- SubZero banner art
- Author: Junepurrr
- Website: https://www.webtoons.com/en/romance/subzero/list?title_no=1468
- Current status/schedule: Updates weekly
- Launch date: October 21, 2018
- Publisher: Webtoon
- Genre: Romance
- Rating: 9.80 stars on Webtoon as of July 2021

= SubZero (webcomic) =

Romance webcomic

SubZero is a fantasy romance webcomic created by artist Junepurrr. It follows the marriage between a princess and prince from rival clans arranged in order to end a war. It began publishing weekly on the Webtoon platform in 2018. According to data from Webtoon, it had received 73 million views by the end of 2019. The comic won a fan Ringo Award in 2020 for Favorite Hero.

== Publication ==
SubZero is created by artist Junepurrr. It began publishing on the Webtoon platform in 2018, and started its second season in June 2021. It is published weekly, though had a hiatus between seasons.

== Plot and themes ==
SubZero is a fantasy romance that follows the marriage of the princess of the ceruleo Clan, Clove, and the rival prince of the Crimson son Clan, Kyro, as they maneuver to end the war that has waged between their clans for centuries. The conflict between the two dragon clans is the backdrop for an "enemies-to-lovers" story between Princess Clove and Prince Kyro. The comic also delves into subplots of political intrigue and explores themes of betrayal, war, forgiveness, duty, and sacrifice.

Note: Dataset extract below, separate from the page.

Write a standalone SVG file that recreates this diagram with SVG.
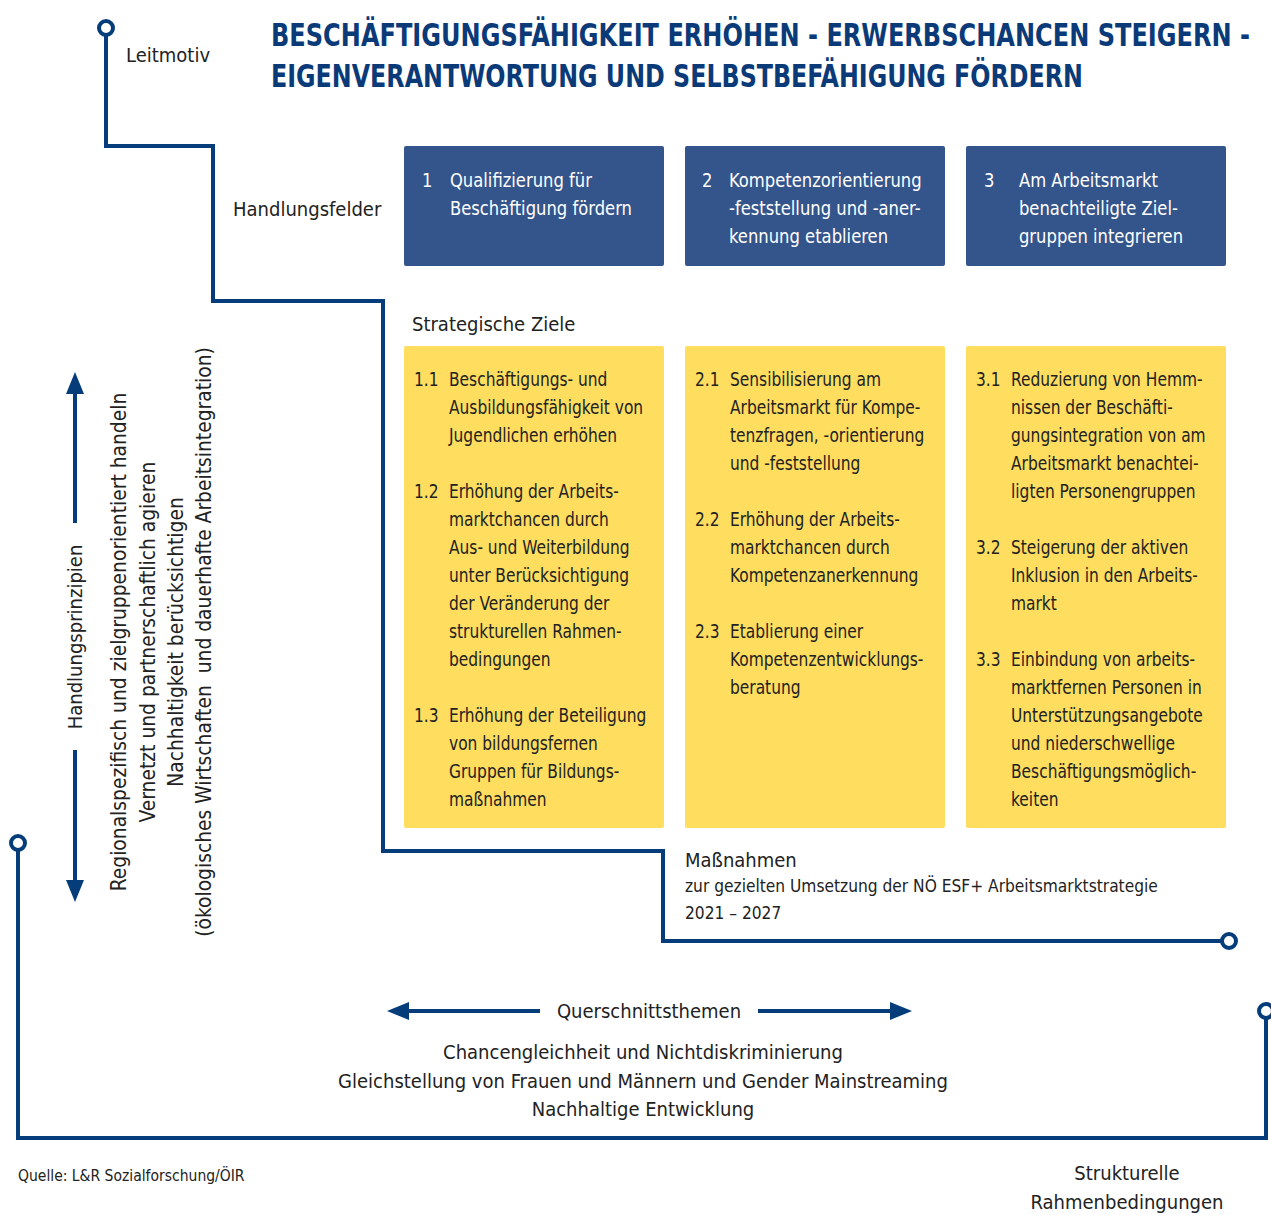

The plot begins with the ceruleo Dragon Princess Clove accepting the terms of a marriage with the rival clan's prince, Kyro, and effectively surrendering her freedom for the good of her clan. What begins as a begrudging union between the two develops into something more over the course of the series as they learn more about each other and their dedication to stopping the bloodshed between the two dragon clans.

== Major characters ==
The following characters are central to plot lines in the comic and make regular appearances:

- Clove is the princess of the cerúleo Clan and the last remaining person in her bloodline that carries the cerúleo Dragon. She has been sheltered most of life on an icebound and secluded island, and despite her heritage she has never been able to shift into a dragon. Although her upbringing was sheltered, she is portrayed as observant, diligent, commanding, and able to take advantage of the fact that people expect her to be naive. She is ultimately dedicated to ending the war between the two clans and has been shown to sacrifice her own well-being to achieve this goal.
- Kyro is the prince of the Crimson Clan and initial enemy of Clove despite their engagement. He is initially portrayed as a ruthless general, however over time he is revealed to be just as dedicated to ending the war as Clove. He is able to shift into a red dragon, and there have been several instances where he has revealed himself to be a romantic person. Throughout the series he is depicted as having a cold and calculating exterior while harboring noble motives underneath.

== Awards and reception ==
The comic won a fan favorite Ringo Award in 2020 for Favorite Hero.

According to data from Webtoon, SubZero had received 73 million views and was the platform's 13th most popular comic.

A reviewer for The Beat said in 2021 that "despite sometimes feeling pretty frustrated by the story, I am addicted to finding out the ending... Come for the dragons and angst, stay for the art and plot twists."